Propagation does not guarantee flourishing. As Urabe says of his fish, “Some lay lots of eggs, others don’t. But quantity doesn’t necessarily mean anything.” And so, though the stories are suffused with the narrator’s uncertain longing, they each also contain warnings: Urabe’s sudden and unexpected death in “Death in the Family,” for example, or the horrifying shrieks of a drowning mother weasel in “The Last of the Weasels.” In “Yukiko,” a warning comes from Saiki, who is raising tropical fish in his new home. The fish live in tanks in the room where the narrator and his wife sleep, and in a terrifying episode of sleep paralysis, the narrator dreams that one of the fish—a bonytongue, long and silver, the fish the narrator likes best—has leapt out of its tank and landed on him, weighing him down. “I could feel the bonytongue twisting,” he says. “It had to be in pain. If it died like this, Saiki was going to be upset. I didn’t want this fish dying on top of me. I tried to raise my voice—to say something. I couldn’t even get my tongue to move.” The narrator is as helpless as the fish—and then he wakes up. The fish is in its tank, its scales shining. “I can really see the appeal of tropical fish. Maybe I should get some of my own,” he says to Saiki, after his terror has been dispelled in the morning light. “Don’t do it, man,” Saiki says, warning of the work involved. “I know they look pretty, but they’re living things.”

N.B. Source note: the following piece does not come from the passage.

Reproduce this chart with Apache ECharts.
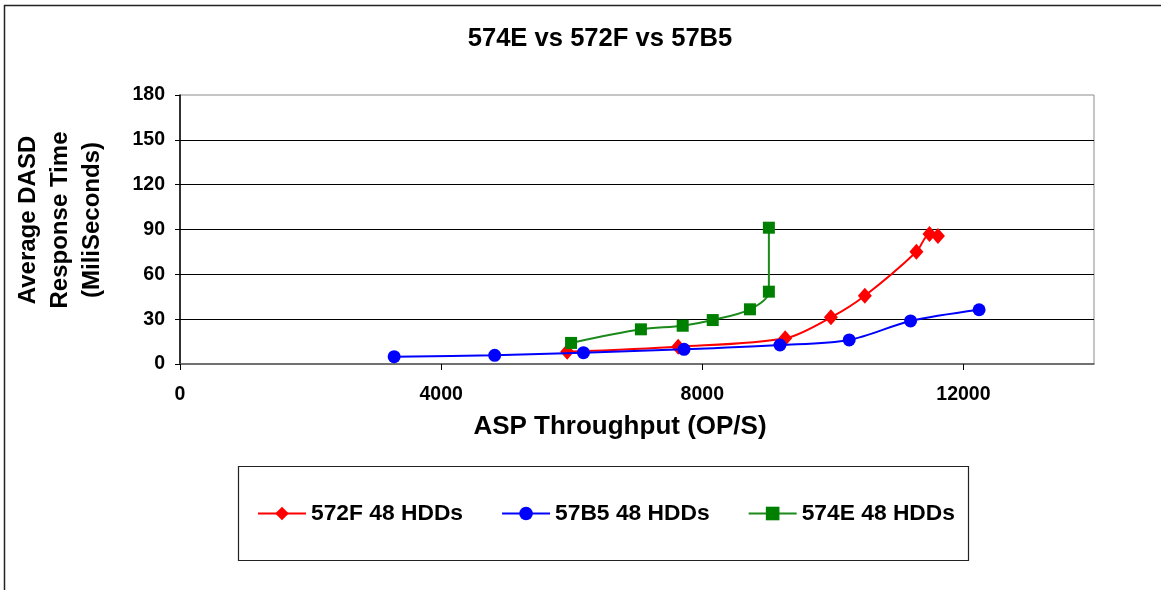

This time is not the first that Saiki has told the narrator not to get fish. After the narrator learned of Urabe’s death and suggested that he might take one of his surviving breeding pairs of discus, Saiki said, “Don’t do it. I know Urabe made it look easy, but they’re tricky fish.” This time, Saiki’s advice lands more heavily. He is a father now, and unlike Urabe, whose detachment might have also made fatherhood “look easy,” Saiki has allowed fatherhood to change him. He appears acutely aware of his vulnerability and that of those around him: fretting about an impending snowfall, wearing a bright red jacket so that he isn’t mistaken for a boar and shot (as can happen in the country), changing diapers, calling himself “dada.” The narrator may laugh, and Saiki himself may seem weary, but such behavior is what parenting requires, though of course nothing can guarantee the safety of a family.